SOCHI, RUSSIA - Last night my mom, sister, little brother and I all got to go to the 2014 Sochi Olympic opening ceremony! My dad also had a ticket to go, but gave it to another P&G family that did not have tickets to the ceremony. Their daughter, Heidi Kloser, is part of the USA Olympic moguls team, but got injured during practice and is no longer able to compete.

It was about a 40-minute walk from the front of Olympic park to the opening ceremony building. Finding our seats was actually surprisingly easy and the seats were awesome! From where we were, you had a great view of everything that happened! As they were announcing the teams I noticed that the three teams that got the most amount of cheers were USA, Russia, and JAMAICA!!

When we watched the US Team walk out, it was beyond amazing! It was unreal that my brother was a part of that group.

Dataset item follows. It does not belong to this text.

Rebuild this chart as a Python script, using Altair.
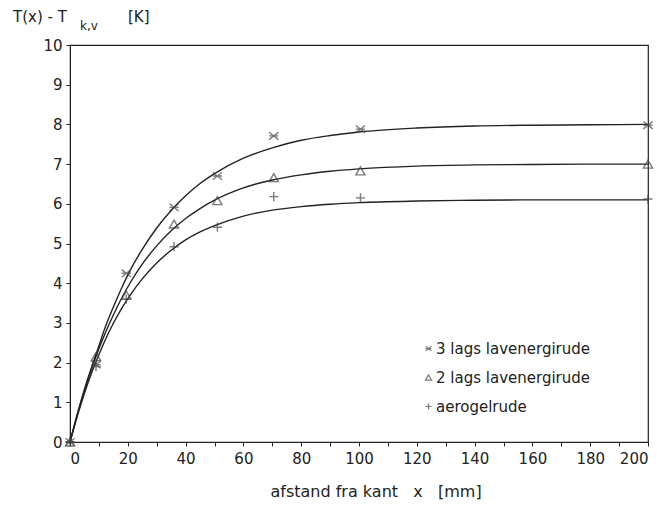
import altair as alt
import pandas as pd

series = ["3 lags lavenergirude", "2 lags lavenergirude", "aerogelrude"]

meas_x = [0, 9, 19.5, 36, 51, 70.5, 100.5, 200]
meas_3lag = [0, 1.95, 4.25, 5.91, 6.70, 7.71, 7.88, 7.98]
meas_2lag = [0, 2.15, 3.70, 5.49, 6.08, 6.66, 6.83, 7.00]
meas_aero = [0, 1.90, 3.60, 4.92, 5.41, 6.18, 6.15, 6.12]

# fitted curves
curve_x = [0, 2, 4, 6, 8, 10, 12, 15, 18, 21, 25, 30, 35, 40, 45, 50, 60, 70, 80, 90,
           100, 120, 140, 160, 180, 200]
curve_3lag = [0, 0.56, 1.08, 1.56, 2.00, 2.42, 2.85, 3.40, 3.90, 4.35, 4.85, 5.39, 5.83,
              6.20, 6.51, 6.76, 7.15, 7.41, 7.60, 7.72, 7.81, 7.91, 7.96, 7.98, 7.99, 8.00]
curve_2lag = [0, 0.55, 1.06, 1.52, 1.95, 2.35, 2.71, 3.20, 3.64, 4.03, 4.48, 4.94, 5.32,
              5.63, 5.88, 6.09, 6.40, 6.60, 6.73, 6.82, 6.88, 6.95, 6.98, 6.99, 7.00, 7.00]
curve_aero = [0, 0.52, 1.00, 1.44, 1.84, 2.20, 2.54, 2.99, 3.38, 3.72, 4.11, 4.51, 4.83,
              5.09, 5.29, 5.45, 5.69, 5.84, 5.93, 5.99, 6.03, 6.07, 6.09, 6.10, 6.10, 6.10]

x_ticks = list(range(0, 201, 10))
y_ticks = list(range(0, 11))

meas_vals = [meas_3lag, meas_2lag, meas_aero]
curve_vals = [curve_3lag, curve_2lag, curve_aero]

meas_df = pd.DataFrame(
    [{"x": x, "y": y, "serie": s} for s, ys in zip(series, meas_vals) for x, y in zip(meas_x, ys)]
)
curve_df = pd.DataFrame(
    [{"x": x, "y": y, "serie": s} for s, ys in zip(series, curve_vals) for x, y in zip(curve_x, ys)]
)

FONT = "DejaVu Sans"
INK = "#222222"
NB = "\u00a0"

star = "M-1,-0.8L1,0.8M-1,0.8L1,-0.8M-1,0L1,0"
plus = "M-1,0L1,0M0,-1L0,1"

xscale = alt.Scale(domain=[0, 200], nice=False, zero=False)
yscale = alt.Scale(domain=[0, 10], nice=False)

xaxis = alt.Axis(
    values=x_ticks,
    labelExpr="datum.value % 20 == 0 ? datum.label : ''",
    labelOverlap=False,
    tickSize=4,
    labelPadding=5,
    title="afstand fra kant" + NB * 3 + "x" + NB * 3 + "[mm]",
    titleFont=FONT,
    titleFontSize=16,
    titleFontWeight="normal",
    titleColor=INK,
    titleAnchor="start",
    titleAlign="left",
    titleX=200,
    titleY=54,
    titleBaseline="alphabetic",
)
yaxis = alt.Axis(values=y_ticks, tickSize=4, labelPadding=4, labelOverlap=False, title=None)

lines = alt.Chart(curve_df).mark_line(color=INK, strokeWidth=1.4, interpolate="monotone").encode(
    x=alt.X("x:Q", scale=xscale, axis=xaxis),
    y=alt.Y("y:Q", scale=yscale, axis=yaxis),
    detail="serie:N",
)

points = alt.Chart(meas_df).mark_point(filled=False, size=85, strokeWidth=1.4, color="#444444").encode(
    x=alt.X("x:Q", scale=xscale, axis=xaxis),
    y=alt.Y("y:Q", scale=yscale, axis=yaxis),
    shape=alt.Shape(
        "serie:N",
        scale=alt.Scale(domain=series, range=[star, "triangle-up", plus]),
        legend=alt.Legend(
            title=None,
            orient="none",
            legendX=351,
            legendY=296,
            padding=0,
            symbolSize=36,
            symbolStrokeColor="#444444",
            symbolStrokeWidth=1.2,
            symbolFillColor="transparent",
            labelFont=FONT,
            labelFontSize=15,
            labelColor=INK,
            labelOffset=0,
            rowPadding=13,
        ),
    ),
)

def label(txt, px, py, size):
    return alt.Chart(pd.DataFrame({"t": [txt]})).mark_text(
        align="left", baseline="alphabetic", font=FONT, fontSize=size, color=INK
    ).encode(x=alt.value(px), y=alt.value(py), text="t:N")

ytitle = label("T(x) - T", -57, -23, 15) + label("k,v", 10, -15, 12) + label("[K]", 58, -23, 15)

chart = alt.layer(lines, points, ytitle).properties(
    width=578,
    height=397,
    autosize="none",
    padding={"left": 62, "top": 37, "right": 7, "bottom": 60},
).configure_view(
    stroke=INK, strokeWidth=1.2
).configure_axis(
    labelFont=FONT,
    labelFontSize=15,
    labelColor=INK,
    domainColor=INK,
    tickColor=INK,
    grid=False,
)

chart.save("out.html", embed_options={"renderer": "svg", "actions": False})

The family that my dad offered his ticket to sat right in front of us. When their daughter walked out, they noticed that she had chosen not to ride in the wheelchair, but was on crutches instead. As soon as the mom saw her daughter, she broke down and cried. When I saw that it hit me, it was an amazing feeling to know that my dad had changed their lives. To know that we had helped their family with that experience was unexplainable!

More from NBC News:

It had been a good ski season for Heidi Kloser, who came in second at Lake Placid and fourth in World Cup overall.

She'd first imagined going to the Olympics when she was just three years old, and now it was happening. But on Thursday, just seconds into her moguls warmup, she had a terrible crash.

As Heidi was carried off the mountain, she says she knew the games were over for her before they began.

With the innocence of a young girl who'd wanted to represent her country for so long, she asked her parents, "Am I still an Olympian?"

Her dad's posting on Facebook brought a deluge of support, all echoing Mike Kloser's answer to his daughter. "We said, 'of course you are."

Heidi had broken her right leg, but wanted to walk in the opening ceremony. Her father had reservations about her plan, but she was determined.

So after a ride into the stadium in a wheelchair, when Team USA was announced, Heidi got up, grabbed her crutches, and took in the Olympic experience.

"It was great," she said.

On and off the slopes, life is full of twists and turns, and there's a moral to Heidi's story: champions aren't just people who win medals.

Heidi says she hopes she doesn't have to return home to Colorado right away for rehab or more treatment. She'd rather stay in Sochi - to cheer on her teammates.